What happened? And what’s the cause of death? And could it be that it is a murder without a corpse? That we just got tired – of the lack of quality? “The first time a previously expensive good or service is made free, we’re drawn to it precisely because of the freeness. The fifth time or tenth time, not so much,“ notes Seth Godin in his blog and I agree with him.

freeconomics

Maybe some people were also fooled by the ambiguity of the term, as Chris Anderson from Wired suggested recently at the SXSW in Texas: “One of the biggest advantages of ‘free’ as a marketing tool is the fact that the word has a double meaning in English – free as in freedom, and free as in price.

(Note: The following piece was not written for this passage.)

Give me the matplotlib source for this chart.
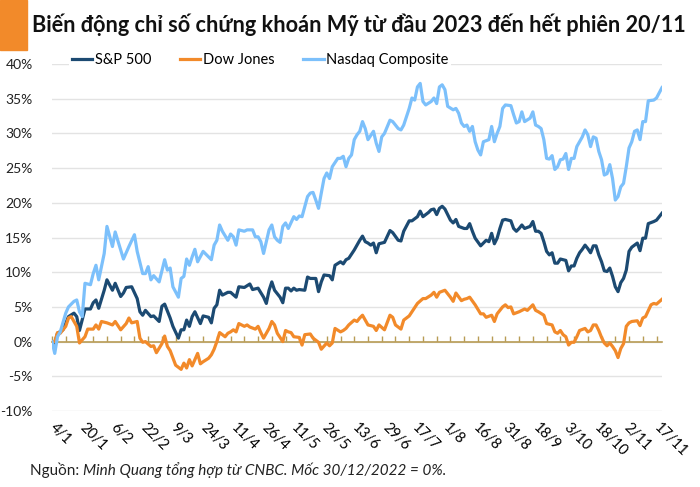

In English we take all the good connotations of ‘free’ and use them to sell something.”

The point is: If you don’t value anything everything is too expensive. Think about your IT environment and the processes you run. Think about how you can weigh expenses and results and value it. If you do so you will find out that pure cost cutting is unsatisfying. But if you think about what to cut and what is worth growing it gets interesting. And if there is a use for something a value is guaranteed.

When I went back to the basics of the freeconomics as it was introduced to us a year ago, I got stuck at the following phrase: “Free is not quite as simple — or as stupid — as it sounds. Just because products are free doesn’t mean that someone, somewhere, isn’t making huge gobs of money.”

In other words, the question about how to make money around free content is still continuing. Especially when the market for free gets crowded. And offering a free product doesn’t guarantee much of anything. They will have to pay you to try it.